How would it get measured?
Would should automation be disincentivized?
Just tax revenue and wealth.
I spent a little while thinking about this earlier in the year, I had the idea formed more cogently at time but I'll try and put it as best as I remember. Income tax can kind of be restated as a tax on a corporation as a function of the value an individual provides to the company.
This isn't perfect but, I'm a PAYE employee, so the income tax I pay is done so at source. I don't ever see that money. In real terms it makes little difference to me whether I pay zero income tax and the company reduces my salary but pays a fee to the government for the privilege of employing me.

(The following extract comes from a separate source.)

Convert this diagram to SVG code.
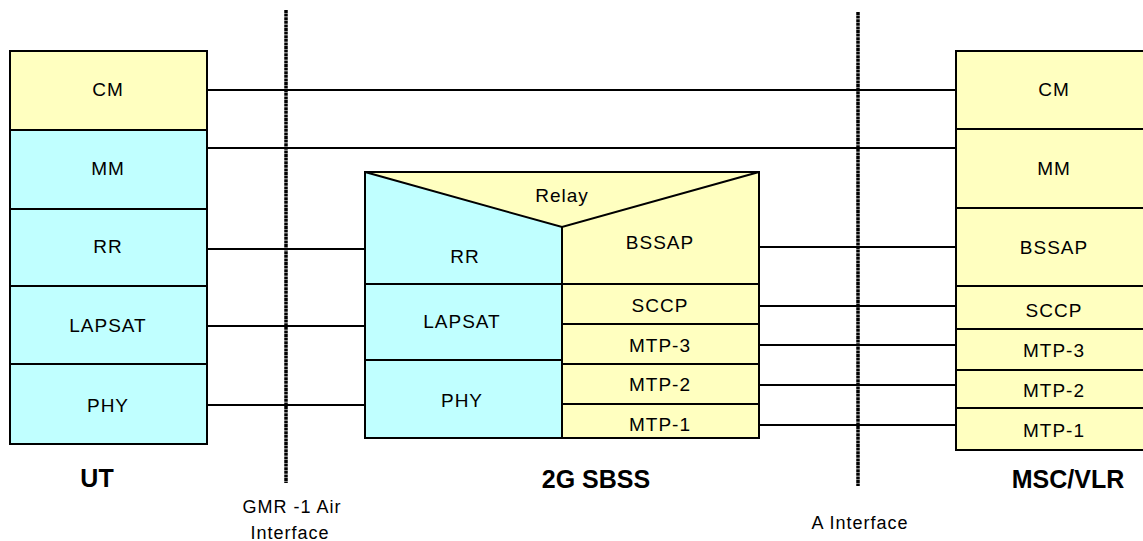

The tax rates don't change hugely over time and I'm not on the margins of a tax band, so this mostly holds true for me. My salary and the tax band that puts me in are a proxy for the value I provide to the company (under the assumption I make net positive money for the company).
I feel like an explicit change to codify this is required to allow for the proper taxation of companies undergoing a shift to automation, otherwise it's too easy to domicile profits/wealth elsewhere (as it stands). Even thinking about this now, for knowledge work, how do you tax a company in Germany when the processing is happening on a privacy compliant server in Somalia? Even more stringent data protection and localisation laws? Can your models cross borders? Does that lead to multi-tier AI based on the capabilities of underlying populations and availability of training data?
Generally I'm pro-humans not having to grind to live and I generally see AI/automation as a boon for this - alongside proper taxation and redistribution of wealth, but I'm not sure I've ever seen any good explanation of how the nitty gritty of this functions in the real world.